When vertical change (growth plus posterior eruption) occurred in these post-surgical patients, eruption of the anterior teeth largely compensated for it, so that significant opening of the bite usually did not occur. Why, in most cases, did the anterior teeth erupt when they needed to, and why did this compensation fail to occur in about 25% of the patients with late vertical growth? Patients with anterior open bite typically swallow with their tongue between their anterior teeth. Although speech adapts to changes in tooth position, there is some electromyographic evidence to support the frequent clinical impression that tongue activity in swallowing does not adapt as completely.16 It is possible that incomplete adaptation in tongue posture leaves the tongue between the anterior teeth at rest in some individuals. Perhaps the anterior teeth are able to erupt in concert with an increase in face height despite tongue activity in swallowing, unless the tongue is interposed between the teeth during sleep or at rest more generally.

The data from our study also shed some light on the issue of mandibular shortening and condylar resorption as related to surgery for long-face problems. As reported previously, the UNC data show that about 10% of mandibular advancement patients show a modest long-term shortening of mandibular length, whether or not simultaneous maxillary surgery was carried out.
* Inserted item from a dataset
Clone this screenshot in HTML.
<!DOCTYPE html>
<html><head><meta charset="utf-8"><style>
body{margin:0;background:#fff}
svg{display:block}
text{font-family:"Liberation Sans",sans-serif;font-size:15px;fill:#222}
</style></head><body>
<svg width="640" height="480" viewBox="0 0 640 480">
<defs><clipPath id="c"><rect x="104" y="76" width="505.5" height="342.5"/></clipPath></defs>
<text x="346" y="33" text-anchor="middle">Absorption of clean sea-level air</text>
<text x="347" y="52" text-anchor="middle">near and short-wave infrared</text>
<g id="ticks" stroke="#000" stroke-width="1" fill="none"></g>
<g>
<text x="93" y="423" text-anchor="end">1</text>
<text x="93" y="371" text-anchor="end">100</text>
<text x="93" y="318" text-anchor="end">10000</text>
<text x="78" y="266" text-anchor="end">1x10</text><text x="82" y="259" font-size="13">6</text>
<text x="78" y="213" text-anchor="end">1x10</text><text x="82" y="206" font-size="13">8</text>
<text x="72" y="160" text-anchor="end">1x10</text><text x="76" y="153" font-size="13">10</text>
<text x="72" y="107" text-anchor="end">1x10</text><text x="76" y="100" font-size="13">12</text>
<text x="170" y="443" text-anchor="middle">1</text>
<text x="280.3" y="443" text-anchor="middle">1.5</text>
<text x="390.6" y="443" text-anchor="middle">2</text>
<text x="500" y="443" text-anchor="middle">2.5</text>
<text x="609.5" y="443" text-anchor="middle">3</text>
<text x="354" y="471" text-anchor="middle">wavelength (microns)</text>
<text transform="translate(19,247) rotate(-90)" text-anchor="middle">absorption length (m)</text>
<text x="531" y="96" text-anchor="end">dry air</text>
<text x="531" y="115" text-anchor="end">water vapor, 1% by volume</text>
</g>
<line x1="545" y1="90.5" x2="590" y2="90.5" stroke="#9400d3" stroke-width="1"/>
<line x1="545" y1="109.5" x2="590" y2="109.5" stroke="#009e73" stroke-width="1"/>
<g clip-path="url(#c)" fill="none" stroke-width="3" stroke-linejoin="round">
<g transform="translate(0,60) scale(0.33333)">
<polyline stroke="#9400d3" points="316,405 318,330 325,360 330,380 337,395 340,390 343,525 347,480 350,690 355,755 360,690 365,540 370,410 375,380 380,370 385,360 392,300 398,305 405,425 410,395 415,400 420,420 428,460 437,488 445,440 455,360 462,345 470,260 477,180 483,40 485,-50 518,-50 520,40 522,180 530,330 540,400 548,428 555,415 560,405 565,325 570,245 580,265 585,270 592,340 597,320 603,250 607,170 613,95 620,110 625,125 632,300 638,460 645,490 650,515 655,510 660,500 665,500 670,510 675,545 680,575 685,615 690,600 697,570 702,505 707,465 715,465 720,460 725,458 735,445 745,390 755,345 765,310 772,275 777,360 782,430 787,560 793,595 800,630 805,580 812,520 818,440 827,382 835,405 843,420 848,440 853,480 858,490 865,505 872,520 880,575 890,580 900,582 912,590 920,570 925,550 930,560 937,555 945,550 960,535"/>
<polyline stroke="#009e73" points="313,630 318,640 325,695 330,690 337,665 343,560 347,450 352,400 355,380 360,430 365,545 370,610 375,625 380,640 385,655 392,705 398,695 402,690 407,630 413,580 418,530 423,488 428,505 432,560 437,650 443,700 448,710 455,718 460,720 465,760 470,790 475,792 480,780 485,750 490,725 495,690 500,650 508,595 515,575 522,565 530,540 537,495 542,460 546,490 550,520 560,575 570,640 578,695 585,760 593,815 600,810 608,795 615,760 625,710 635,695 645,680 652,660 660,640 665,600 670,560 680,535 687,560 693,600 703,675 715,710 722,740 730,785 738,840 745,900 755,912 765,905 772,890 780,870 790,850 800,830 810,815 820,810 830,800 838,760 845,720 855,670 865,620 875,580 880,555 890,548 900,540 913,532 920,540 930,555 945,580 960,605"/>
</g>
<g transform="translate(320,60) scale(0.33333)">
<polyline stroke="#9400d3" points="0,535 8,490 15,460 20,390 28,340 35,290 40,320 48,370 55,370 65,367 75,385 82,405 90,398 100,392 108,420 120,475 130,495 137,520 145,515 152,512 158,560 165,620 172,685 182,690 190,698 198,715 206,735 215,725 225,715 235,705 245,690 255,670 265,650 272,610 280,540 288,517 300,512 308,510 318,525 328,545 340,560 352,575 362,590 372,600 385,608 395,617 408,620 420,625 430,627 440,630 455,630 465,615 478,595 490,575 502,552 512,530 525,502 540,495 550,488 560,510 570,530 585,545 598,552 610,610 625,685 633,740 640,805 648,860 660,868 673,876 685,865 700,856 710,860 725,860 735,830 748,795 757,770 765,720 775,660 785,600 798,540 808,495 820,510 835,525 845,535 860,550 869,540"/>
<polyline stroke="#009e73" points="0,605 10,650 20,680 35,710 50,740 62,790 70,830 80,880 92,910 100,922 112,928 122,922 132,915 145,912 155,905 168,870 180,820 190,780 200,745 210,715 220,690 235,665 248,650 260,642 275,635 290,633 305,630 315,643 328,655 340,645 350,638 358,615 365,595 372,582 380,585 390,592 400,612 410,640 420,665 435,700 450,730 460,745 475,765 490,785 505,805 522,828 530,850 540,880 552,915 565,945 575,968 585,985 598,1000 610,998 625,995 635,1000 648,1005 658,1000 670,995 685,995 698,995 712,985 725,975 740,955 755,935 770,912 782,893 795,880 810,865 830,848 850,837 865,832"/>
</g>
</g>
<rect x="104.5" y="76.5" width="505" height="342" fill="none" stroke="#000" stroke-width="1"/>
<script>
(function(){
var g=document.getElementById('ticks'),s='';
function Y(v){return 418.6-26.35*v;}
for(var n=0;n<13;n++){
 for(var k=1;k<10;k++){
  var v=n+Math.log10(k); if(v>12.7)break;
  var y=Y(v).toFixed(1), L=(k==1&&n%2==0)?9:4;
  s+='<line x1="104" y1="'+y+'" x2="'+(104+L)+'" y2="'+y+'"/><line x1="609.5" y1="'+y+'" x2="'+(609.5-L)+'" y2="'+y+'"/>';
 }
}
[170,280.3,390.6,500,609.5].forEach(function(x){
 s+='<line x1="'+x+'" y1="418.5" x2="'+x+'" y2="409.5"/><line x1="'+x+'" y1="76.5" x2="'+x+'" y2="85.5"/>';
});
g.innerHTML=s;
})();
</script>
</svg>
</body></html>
This is associated with >2 mm increase in overjet in about 5% of the patient population.8,17 The 2-jaw open bite patients in our study showed a mean increase in condylion-pogonion dimensions in the long-term. No patients had a >2 mm decrease in Co-Pg dimensions, while 23% had a 2 to 4 mm increase and 12% had a >4 mm increase. This suggests that in long-face, high-mandibular plane angle patients with significant anterior open bite, 2-jaw surgery with mandibular advancement is not a risk factor for condylar remodeling and resorption beyond 1 year post-surgery. In fact, perhaps just the opposite. Although remodeling of the condyles post-surgically with a decrease in length is possible and certainly occurs in some individuals, further mandibular growth post-surgically is more likely.

We conclude that when the maxilla is moved superiorly in the treatment of open bite due to skeletal discrepancies, with or without an accompanying ramus osteotomy, there is approximately a 10% chance of 2 to 4 mm relapse toward anterior open bite in the long term. The correction of dental occlusion is maintained better than the decrease in anterior face height typically produced by this surgery.